Lors des négociations, je dis à certains que si nous avions vraiment voulu gagner beaucoup d’argent, nous aurions arrêté nos deux machines pendant un trimestre. Nous aurions récupéré deux ou trois fois plus d’argent que l’année dernière complète, rien qu’en revendant nos volumes d’électricité. Mais le problème, évidemment, c’est que si nous le faisions vraiment, nous n’aurions plus de clients. Si nous voulions vraiment optimiser nos résultats, j’arrêterais une demi-machine dès aujourd’hui car elle produit à perte. Nous ne sommes pas des philanthropes. Un site à un milliard d’euros d’investissements comme celui de Golbey, s’il n’est pas performant, vous le fermez. Nous avons une autre usine en Autriche qui produit son électricité avec des turbines à gaz. Ils arrêtent régulièrement la production, et ce malgré des surcharges et un prix de vente du papier journal à 1 000 euros la tonne contre 500 euros encore récemment. Pour l’instant, à Golbey, nous avons des prix de vente qui permettent de couvrir les coûts.

Pour limiter votre facture d’électricité, discutez-vous avec votre fournisseur ?

Nous avons mis en place un dispositif d’interruptibilité l’an dernier. C’est donc RTE (gestionnaire du réseau de transport d'électricité haute tension français, NDLR) qui décide, en cas de tension sur le réseau, d’appuyer sur le bouton. En cinq secondes, il peut déconnecter les 225 000 volts qui arrivent à l’usine et arrêter toute la production pendant une heure ou deux. Grâce à ce genre de soumissions, nous avons quelques millions d’euros de compensation. L’an dernier, nous n'avons eu aucun bénéfice sur la fabrication de papier journal vu le niveau des couts de production, et ce sont ces mécanismes contraignants qui nous permettent de tenir.

À quelles autres hausses de prix devez-vous faire face aujourd'hui ?

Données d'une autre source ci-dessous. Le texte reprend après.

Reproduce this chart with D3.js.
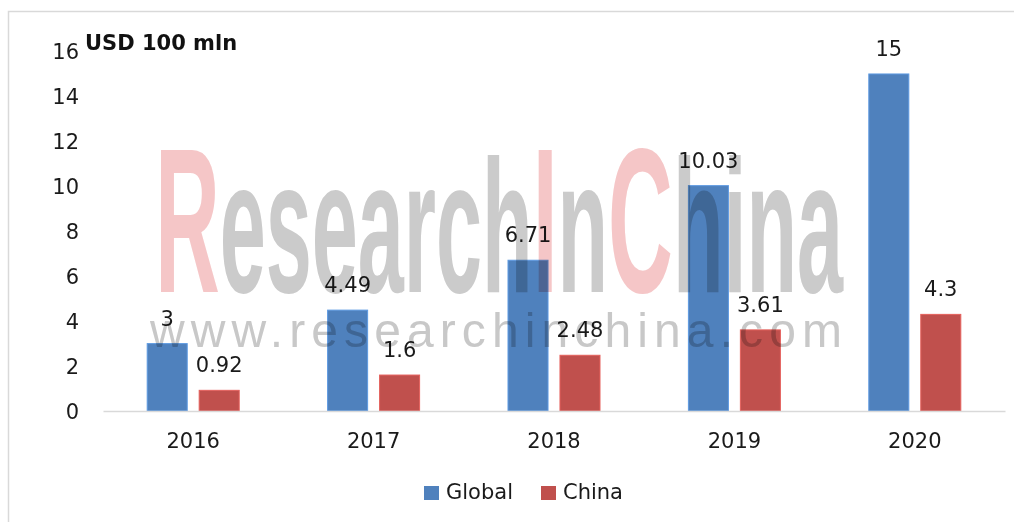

Nos fournisseurs de produits chimiques ne s’embarrassent pas. Ils nous disent c’est comme ça ou c’est rien. Et certains baissent les volumes qu'ils nous vendent. Sans compter que nous allons devoir arrêter nos machines à plusieurs reprises car nous ne trouvons plus de papier ni de bois récupéré. Nous devons maintenant importer notre bois d’Irlande. Nous ne pouvons pas vendre à perte dans des proportions astronomiques. Des machines complètes perdent de l’argent et il va falloir en mettre sur pause. Nous disposons d’une capacité théorique de production de 580 000 tonnes de papier journal par an, nous allons peut-être n'en fabriquer que 530 000 tonnes cette année. Ce qui ne nous empêchera pas de dépasser en 2022 les 300 millions d'euros de chiffre d'affaires (contre 220 millions d'euros en 2021 et 188 millions d'euros en 2020, NDLR).